Second, when the central executive is overwhelmed with the cognitive load, it cannot provide more processing space to think of a food choice.
Chocolate consumption statistics
According to BrandonGaille, 50% of the world’s chocolate retail sales happen in Europe while the US accounts for 20% of the world’s chocolate consumption. The average German, Swiss, or Brit citizen will eat around 24 pounds of chocolate per year. The leading producer of chocolate productions is Mars Inc. and its net sales are more than $17 billion every year.
Meanwhile, World Atlas shares that in 2018, Switzerland is the country that eats the most chocolate. The Swiss people consumes about 19.4 pounds of chocolate per capita per year. Their country likewise ensures that people in other countries are not deprived of their manufactured delicacies and they export across the world. Italy, France, UK, and Germany are their biggest markets.
Germany is the world’s second top consumer of chocolate products. Germans consume 17.8 pounds of chocolate per capita per year followed by Ireland (17.4 pounds per capita), United Kingdom (16.8 pounds per capita), and Sweden (14.6 pounds per capita).
Chocolate is made from cocoa beans. In the same year, countries with the highest cocoa bean production measured in tons were Indonesia (593,832.00 t), Nigeria (332,927.00 t), Cameroon (307,867.00 t), Brazil (239,387.00 t), and Ecuador (235,182.00 t). This is according to Our World in Data.
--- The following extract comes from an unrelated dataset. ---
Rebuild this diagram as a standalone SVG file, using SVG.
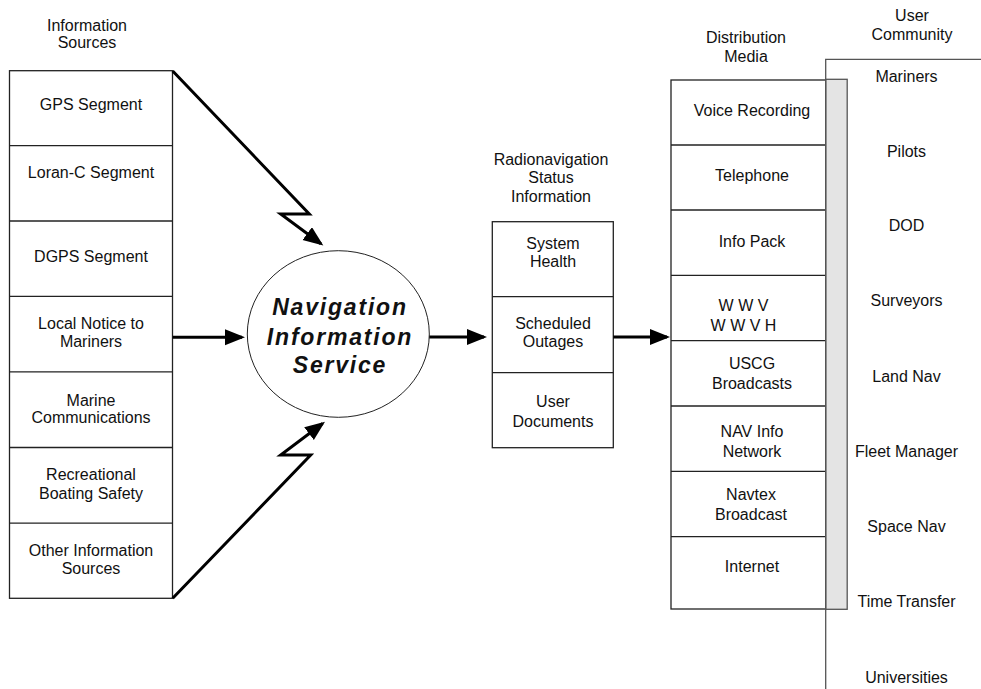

While there are a couple of cool perks to chocolate, such as cocoa is rich in antioxidants, there are also disadvantages to consuming too much of it. Chocolate is full of calories. It is high in sugar content and it affects the tooth. If a previous study shows that suppressing chocolate thoughts would just increase chocolate cravings, the University of Sussex research took a different approach and it could be as easy as completing a more demanding task.